Extracted records
= = = = =
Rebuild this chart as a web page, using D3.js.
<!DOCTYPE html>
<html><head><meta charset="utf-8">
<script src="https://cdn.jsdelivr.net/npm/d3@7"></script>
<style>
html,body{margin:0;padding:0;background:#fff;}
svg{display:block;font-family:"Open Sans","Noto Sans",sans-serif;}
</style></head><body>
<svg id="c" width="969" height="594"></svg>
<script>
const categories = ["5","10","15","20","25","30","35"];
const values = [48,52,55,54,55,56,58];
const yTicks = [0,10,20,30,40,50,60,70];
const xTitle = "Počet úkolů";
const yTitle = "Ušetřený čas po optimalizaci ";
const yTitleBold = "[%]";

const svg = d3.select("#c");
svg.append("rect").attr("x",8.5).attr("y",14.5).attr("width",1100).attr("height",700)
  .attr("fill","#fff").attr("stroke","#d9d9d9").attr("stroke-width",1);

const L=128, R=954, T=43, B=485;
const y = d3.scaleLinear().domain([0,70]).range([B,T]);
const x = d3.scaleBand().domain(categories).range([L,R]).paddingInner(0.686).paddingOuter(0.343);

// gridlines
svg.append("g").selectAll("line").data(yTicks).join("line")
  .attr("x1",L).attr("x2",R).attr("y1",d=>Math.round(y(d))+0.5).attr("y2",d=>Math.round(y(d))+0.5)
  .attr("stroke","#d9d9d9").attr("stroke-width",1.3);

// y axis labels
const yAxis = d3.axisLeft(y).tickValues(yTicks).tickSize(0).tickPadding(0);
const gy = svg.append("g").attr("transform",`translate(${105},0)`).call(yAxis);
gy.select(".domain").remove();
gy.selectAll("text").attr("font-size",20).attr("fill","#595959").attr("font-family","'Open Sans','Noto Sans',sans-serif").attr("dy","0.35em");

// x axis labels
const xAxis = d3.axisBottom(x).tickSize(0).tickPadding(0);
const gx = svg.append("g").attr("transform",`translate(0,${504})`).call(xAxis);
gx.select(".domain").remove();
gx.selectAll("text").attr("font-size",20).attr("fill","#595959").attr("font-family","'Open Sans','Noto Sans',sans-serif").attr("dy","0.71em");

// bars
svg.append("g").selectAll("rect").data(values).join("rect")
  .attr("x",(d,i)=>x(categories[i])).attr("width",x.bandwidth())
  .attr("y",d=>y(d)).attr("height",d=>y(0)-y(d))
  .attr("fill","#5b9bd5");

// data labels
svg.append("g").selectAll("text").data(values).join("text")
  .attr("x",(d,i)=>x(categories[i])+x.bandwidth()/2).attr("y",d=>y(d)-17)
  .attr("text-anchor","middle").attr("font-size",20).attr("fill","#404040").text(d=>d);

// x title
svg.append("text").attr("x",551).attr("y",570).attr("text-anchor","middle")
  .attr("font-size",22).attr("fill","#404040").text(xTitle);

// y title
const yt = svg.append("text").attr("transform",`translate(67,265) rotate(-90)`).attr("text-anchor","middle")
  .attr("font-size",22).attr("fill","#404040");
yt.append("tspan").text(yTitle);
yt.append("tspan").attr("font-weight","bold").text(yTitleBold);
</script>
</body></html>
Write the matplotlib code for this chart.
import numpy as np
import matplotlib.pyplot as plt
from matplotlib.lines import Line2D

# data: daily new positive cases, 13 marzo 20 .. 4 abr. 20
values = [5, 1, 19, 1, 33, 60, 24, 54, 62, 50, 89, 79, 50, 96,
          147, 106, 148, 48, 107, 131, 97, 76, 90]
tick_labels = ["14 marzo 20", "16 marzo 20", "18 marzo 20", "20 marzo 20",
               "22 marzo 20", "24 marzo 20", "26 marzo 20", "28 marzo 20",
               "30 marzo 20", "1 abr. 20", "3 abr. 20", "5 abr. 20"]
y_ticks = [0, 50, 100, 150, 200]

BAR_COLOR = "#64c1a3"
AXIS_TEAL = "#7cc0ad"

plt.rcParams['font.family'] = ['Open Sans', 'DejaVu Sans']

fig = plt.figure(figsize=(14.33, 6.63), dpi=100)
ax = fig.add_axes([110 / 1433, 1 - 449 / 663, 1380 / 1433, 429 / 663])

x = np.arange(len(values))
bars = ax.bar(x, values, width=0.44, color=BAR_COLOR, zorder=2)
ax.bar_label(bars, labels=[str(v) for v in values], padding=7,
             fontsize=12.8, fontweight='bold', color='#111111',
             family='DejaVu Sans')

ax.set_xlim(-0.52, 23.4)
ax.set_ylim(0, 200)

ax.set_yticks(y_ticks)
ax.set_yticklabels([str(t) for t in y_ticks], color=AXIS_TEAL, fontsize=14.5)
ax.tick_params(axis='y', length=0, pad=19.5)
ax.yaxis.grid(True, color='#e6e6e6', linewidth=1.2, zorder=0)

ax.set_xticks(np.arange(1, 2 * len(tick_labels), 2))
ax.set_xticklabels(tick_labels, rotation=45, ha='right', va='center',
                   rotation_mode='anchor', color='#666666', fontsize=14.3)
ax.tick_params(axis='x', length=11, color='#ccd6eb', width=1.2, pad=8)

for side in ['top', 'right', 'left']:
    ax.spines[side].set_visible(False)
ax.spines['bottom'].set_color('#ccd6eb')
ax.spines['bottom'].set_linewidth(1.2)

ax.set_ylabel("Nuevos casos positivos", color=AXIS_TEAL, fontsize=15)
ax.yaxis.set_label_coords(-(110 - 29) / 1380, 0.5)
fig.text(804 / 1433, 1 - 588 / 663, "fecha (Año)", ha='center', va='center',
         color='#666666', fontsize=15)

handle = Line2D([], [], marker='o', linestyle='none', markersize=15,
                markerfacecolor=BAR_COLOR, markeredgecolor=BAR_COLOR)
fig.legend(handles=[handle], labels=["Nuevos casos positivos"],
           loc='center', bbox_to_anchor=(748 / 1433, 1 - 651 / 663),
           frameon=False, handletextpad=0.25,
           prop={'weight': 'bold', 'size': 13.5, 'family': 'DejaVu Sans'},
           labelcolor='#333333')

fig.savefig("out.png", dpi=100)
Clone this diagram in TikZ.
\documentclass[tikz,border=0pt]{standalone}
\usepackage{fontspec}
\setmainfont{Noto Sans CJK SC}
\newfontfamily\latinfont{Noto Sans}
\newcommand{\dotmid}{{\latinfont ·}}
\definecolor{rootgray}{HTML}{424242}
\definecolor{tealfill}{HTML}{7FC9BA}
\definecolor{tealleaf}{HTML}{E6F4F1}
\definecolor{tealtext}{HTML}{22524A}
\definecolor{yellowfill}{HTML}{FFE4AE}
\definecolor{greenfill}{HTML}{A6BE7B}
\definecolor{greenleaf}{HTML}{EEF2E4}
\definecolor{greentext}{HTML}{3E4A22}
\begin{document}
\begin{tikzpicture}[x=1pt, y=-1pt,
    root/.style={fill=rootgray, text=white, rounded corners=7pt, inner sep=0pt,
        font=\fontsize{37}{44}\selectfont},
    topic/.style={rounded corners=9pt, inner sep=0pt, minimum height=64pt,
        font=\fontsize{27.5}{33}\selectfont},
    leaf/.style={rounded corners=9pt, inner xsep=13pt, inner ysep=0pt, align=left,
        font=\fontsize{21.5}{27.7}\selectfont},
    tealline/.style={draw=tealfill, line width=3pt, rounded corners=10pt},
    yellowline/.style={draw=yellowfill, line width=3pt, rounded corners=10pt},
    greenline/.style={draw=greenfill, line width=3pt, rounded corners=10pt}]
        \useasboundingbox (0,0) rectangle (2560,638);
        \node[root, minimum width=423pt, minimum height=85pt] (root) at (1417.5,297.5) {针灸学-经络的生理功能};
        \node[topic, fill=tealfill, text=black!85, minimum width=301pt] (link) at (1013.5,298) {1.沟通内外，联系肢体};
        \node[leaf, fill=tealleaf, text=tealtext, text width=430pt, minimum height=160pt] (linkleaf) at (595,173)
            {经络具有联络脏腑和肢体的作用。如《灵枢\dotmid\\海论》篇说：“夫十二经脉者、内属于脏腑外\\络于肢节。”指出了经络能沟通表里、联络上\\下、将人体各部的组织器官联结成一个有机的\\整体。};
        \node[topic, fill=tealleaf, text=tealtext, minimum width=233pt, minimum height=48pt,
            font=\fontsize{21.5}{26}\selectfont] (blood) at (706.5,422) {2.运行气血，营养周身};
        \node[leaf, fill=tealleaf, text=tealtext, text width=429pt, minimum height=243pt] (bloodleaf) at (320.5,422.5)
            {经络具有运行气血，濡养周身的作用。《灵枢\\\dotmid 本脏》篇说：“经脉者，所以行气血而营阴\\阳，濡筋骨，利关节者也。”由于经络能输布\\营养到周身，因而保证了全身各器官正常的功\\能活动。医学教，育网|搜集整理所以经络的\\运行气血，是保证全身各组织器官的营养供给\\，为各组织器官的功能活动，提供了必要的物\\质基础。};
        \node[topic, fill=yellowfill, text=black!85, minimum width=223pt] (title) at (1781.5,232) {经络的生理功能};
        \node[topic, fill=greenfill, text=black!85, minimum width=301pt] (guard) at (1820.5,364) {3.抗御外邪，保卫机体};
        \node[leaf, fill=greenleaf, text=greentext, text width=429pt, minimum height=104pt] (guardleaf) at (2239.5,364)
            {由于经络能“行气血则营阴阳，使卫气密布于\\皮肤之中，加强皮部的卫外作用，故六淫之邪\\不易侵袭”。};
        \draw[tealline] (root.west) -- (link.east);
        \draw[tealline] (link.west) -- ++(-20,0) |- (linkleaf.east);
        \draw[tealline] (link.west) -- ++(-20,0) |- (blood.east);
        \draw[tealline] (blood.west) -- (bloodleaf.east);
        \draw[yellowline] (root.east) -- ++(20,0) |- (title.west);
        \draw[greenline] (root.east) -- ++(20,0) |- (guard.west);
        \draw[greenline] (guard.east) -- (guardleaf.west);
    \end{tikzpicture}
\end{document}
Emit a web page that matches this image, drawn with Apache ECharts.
= = = = =
* _Written task_
Quote only the lines running from the line that holds "Write the matplotlib code for this chart." to the line that holds "ax = fig.add_axes([110", both ends included.

* _Written response_
Write the matplotlib code for this chart.
import numpy as np
import matplotlib.pyplot as plt
from matplotlib.lines import Line2D

# data: daily new positive cases, 13 marzo 20 .. 4 abr. 20
values = [5, 1, 19, 1, 33, 60, 24, 54, 62, 50, 89, 79, 50, 96,
          147, 106, 148, 48, 107, 131, 97, 76, 90]
tick_labels = ["14 marzo 20", "16 marzo 20", "18 marzo 20", "20 marzo 20",
               "22 marzo 20", "24 marzo 20", "26 marzo 20", "28 marzo 20",
               "30 marzo 20", "1 abr. 20", "3 abr. 20", "5 abr. 20"]
y_ticks = [0, 50, 100, 150, 200]

BAR_COLOR = "#64c1a3"
AXIS_TEAL = "#7cc0ad"

plt.rcParams['font.family'] = ['Open Sans', 'DejaVu Sans']

fig = plt.figure(figsize=(14.33, 6.63), dpi=100)
ax = fig.add_axes([110 / 1433, 1 - 449 / 663, 1380 / 1433, 429 / 663])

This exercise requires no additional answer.